According to the communist regime, the repressed Muslims are very happy to be repressed. And the real victim is the government, deceptively insulted by those who defend human rights.
Marco Respinti
Bitter Winter has been among the first to denounce the recent massive wave of repression unleashed against Muslims in the autonomous region of Xinjiang, especially but not solely Uyghurs, which brought more than one million of them (out of a million and a half of prisoners totally) in the nightmare called “re-education” camps. After Bitter Winter, other media began to realize the situation in face of, for example, the ridiculous move by Beijing that – as once more reported by Bitter Winter ‒, having for a long time claimed to have closed the forced labor camps, has just admitted of having actually only replaced them with the very worst “re-education” camps, quickly approving a law that authorizes them retrospectively. Among the newspapers that have noticed this scourge are The Guardian in Great Britain, which seems to be taking the Uyghur question seriously, and Corriere della Sera in Italy, which on the other hand has managed to find only a slim space for the topic.
Now, though, the regime is trying to sell to the media the idea that those who are very happy with the “re-education” operated in those camps where Muslims are “de-programmed” through psycho-physical violence are the Muslims themselves. The Xinjiang Governor, Shohrat Zakir, said it blatantly during a long interview published on October 16 by Xinhua, the official government press agency. Since the excuse that the regime adopts to justify “de-programming” is the false idea that all Muslim Uyghurs are religious extremists, the line of defense adopted by the Chinese Communist Party insists on this point. Hypocritically calling the prisoners “trained people” because “deprogramming” is often referred to as “training,” perhaps professional, and using an alarming quasi-medical language, Zakir said: “Many trainees have said that they were previously affected by extremist thought […] and now they have realized that life can be so colorful.” In the face of what happens in those camps, the words of Zakir are a cruel joke, but their real purpose is to defend an increasingly unsustainable system internationally. To convince the world, Zakir also refers to the words of an anonymous “trained”, a “repentant”: “I didn’t understand the country’s common language, nor did I know about the laws. I wouldn’t even have known that I had made mistakes. But the government didn’t give me up. It has actively saved and assisted me, giving me free food, accommodation, and education. Now I have made great progress in many aspects. I will cherish this opportunity and become a person useful to the country and society.” It seems to read the worst caricatures produced by the most gloomy totalitarianism of the twentieth century: brutally mistreated prisoners who thank their torturers.

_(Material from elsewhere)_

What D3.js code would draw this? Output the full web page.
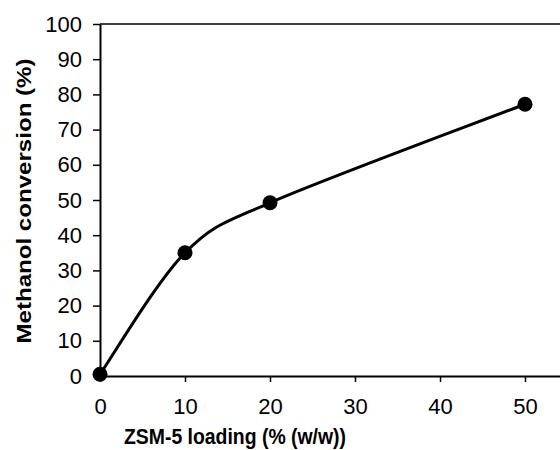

An article, truly sarcastic, supporting Zakir, published by the Chinese Communist Party’s newspaper Global Times on October 16th, maintains then that the governor’s is “[…] a positive response to overwhelming Western media reports criticizing China’s policy on Xinjiang,” articles that, according to Shen Guiping, an alleged expert of religions of the Beijing’s Central Institute of Socialism, are made of “thin air” and insolent towards the regional government. In short, the Chinese government that violently tramples human rights every day is the victim and we all should repent.